[Rows from a dataset of charts and code]
┌──

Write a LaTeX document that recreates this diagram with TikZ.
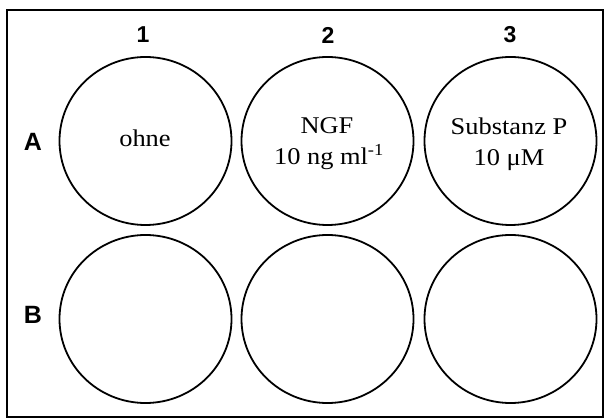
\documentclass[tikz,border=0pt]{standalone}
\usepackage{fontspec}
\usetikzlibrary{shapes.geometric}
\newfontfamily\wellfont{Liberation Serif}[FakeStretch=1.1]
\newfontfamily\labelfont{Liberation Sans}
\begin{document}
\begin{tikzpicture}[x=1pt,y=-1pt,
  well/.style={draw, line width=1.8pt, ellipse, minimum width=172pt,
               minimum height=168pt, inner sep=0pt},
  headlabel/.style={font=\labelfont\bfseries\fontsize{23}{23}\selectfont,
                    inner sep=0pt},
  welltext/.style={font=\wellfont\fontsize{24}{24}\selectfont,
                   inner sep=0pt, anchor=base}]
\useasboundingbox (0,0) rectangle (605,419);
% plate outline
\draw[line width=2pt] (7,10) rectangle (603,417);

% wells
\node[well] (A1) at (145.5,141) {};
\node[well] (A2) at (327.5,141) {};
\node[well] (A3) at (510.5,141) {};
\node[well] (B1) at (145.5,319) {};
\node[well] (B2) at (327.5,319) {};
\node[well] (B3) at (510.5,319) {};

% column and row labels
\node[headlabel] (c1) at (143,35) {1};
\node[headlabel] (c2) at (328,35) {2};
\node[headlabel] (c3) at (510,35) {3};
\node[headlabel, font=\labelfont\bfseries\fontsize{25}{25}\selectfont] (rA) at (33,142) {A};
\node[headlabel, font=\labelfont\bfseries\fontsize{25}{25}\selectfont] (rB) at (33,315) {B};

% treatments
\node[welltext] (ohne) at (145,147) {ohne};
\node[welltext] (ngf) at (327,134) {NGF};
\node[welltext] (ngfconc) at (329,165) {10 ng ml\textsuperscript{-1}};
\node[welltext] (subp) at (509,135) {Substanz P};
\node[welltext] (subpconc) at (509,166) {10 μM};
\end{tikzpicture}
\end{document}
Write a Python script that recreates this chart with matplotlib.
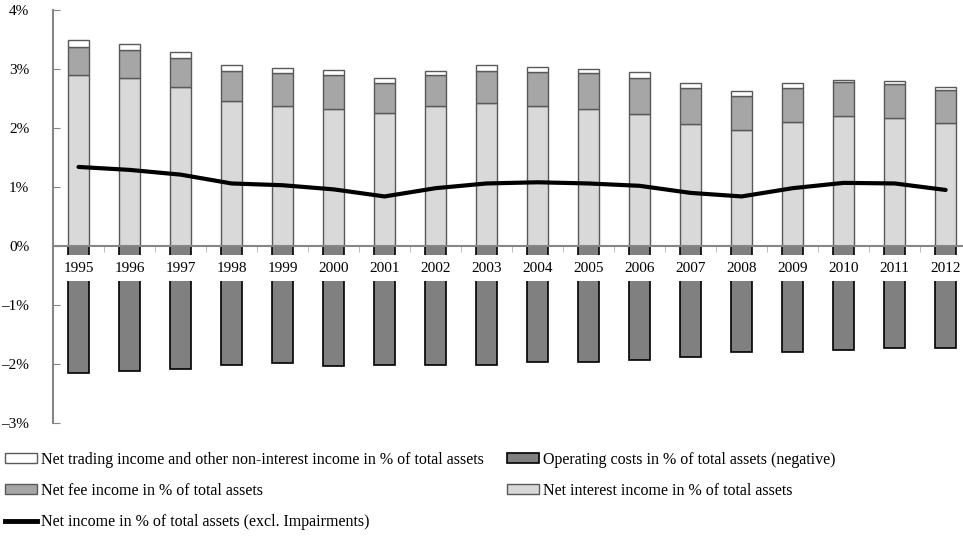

└──

== Instruction ==
The entries above should be reproduced exactly, without their pictures.

== Task output ==
Write a LaTeX document that recreates this diagram with TikZ.
\documentclass[tikz,border=0pt]{standalone}
\usepackage{fontspec}
\usetikzlibrary{shapes.geometric}
\newfontfamily\wellfont{Liberation Serif}[FakeStretch=1.1]
\newfontfamily\labelfont{Liberation Sans}
\begin{document}
\begin{tikzpicture}[x=1pt,y=-1pt,
  well/.style={draw, line width=1.8pt, ellipse, minimum width=172pt,
               minimum height=168pt, inner sep=0pt},
  headlabel/.style={font=\labelfont\bfseries\fontsize{23}{23}\selectfont,
                    inner sep=0pt},
  welltext/.style={font=\wellfont\fontsize{24}{24}\selectfont,
                   inner sep=0pt, anchor=base}]
\useasboundingbox (0,0) rectangle (605,419);
% plate outline
\draw[line width=2pt] (7,10) rectangle (603,417);

% wells
\node[well] (A1) at (145.5,141) {};
\node[well] (A2) at (327.5,141) {};
\node[well] (A3) at (510.5,141) {};
\node[well] (B1) at (145.5,319) {};
\node[well] (B2) at (327.5,319) {};
\node[well] (B3) at (510.5,319) {};

% column and row labels
\node[headlabel] (c1) at (143,35) {1};
\node[headlabel] (c2) at (328,35) {2};
\node[headlabel] (c3) at (510,35) {3};
\node[headlabel, font=\labelfont\bfseries\fontsize{25}{25}\selectfont] (rA) at (33,142) {A};
\node[headlabel, font=\labelfont\bfseries\fontsize{25}{25}\selectfont] (rB) at (33,315) {B};

% treatments
\node[welltext] (ohne) at (145,147) {ohne};
\node[welltext] (ngf) at (327,134) {NGF};
\node[welltext] (ngfconc) at (329,165) {10 ng ml\textsuperscript{-1}};
\node[welltext] (subp) at (509,135) {Substanz P};
\node[welltext] (subpconc) at (509,166) {10 μM};
\end{tikzpicture}
\end{document}
Write a Python script that recreates this chart with matplotlib.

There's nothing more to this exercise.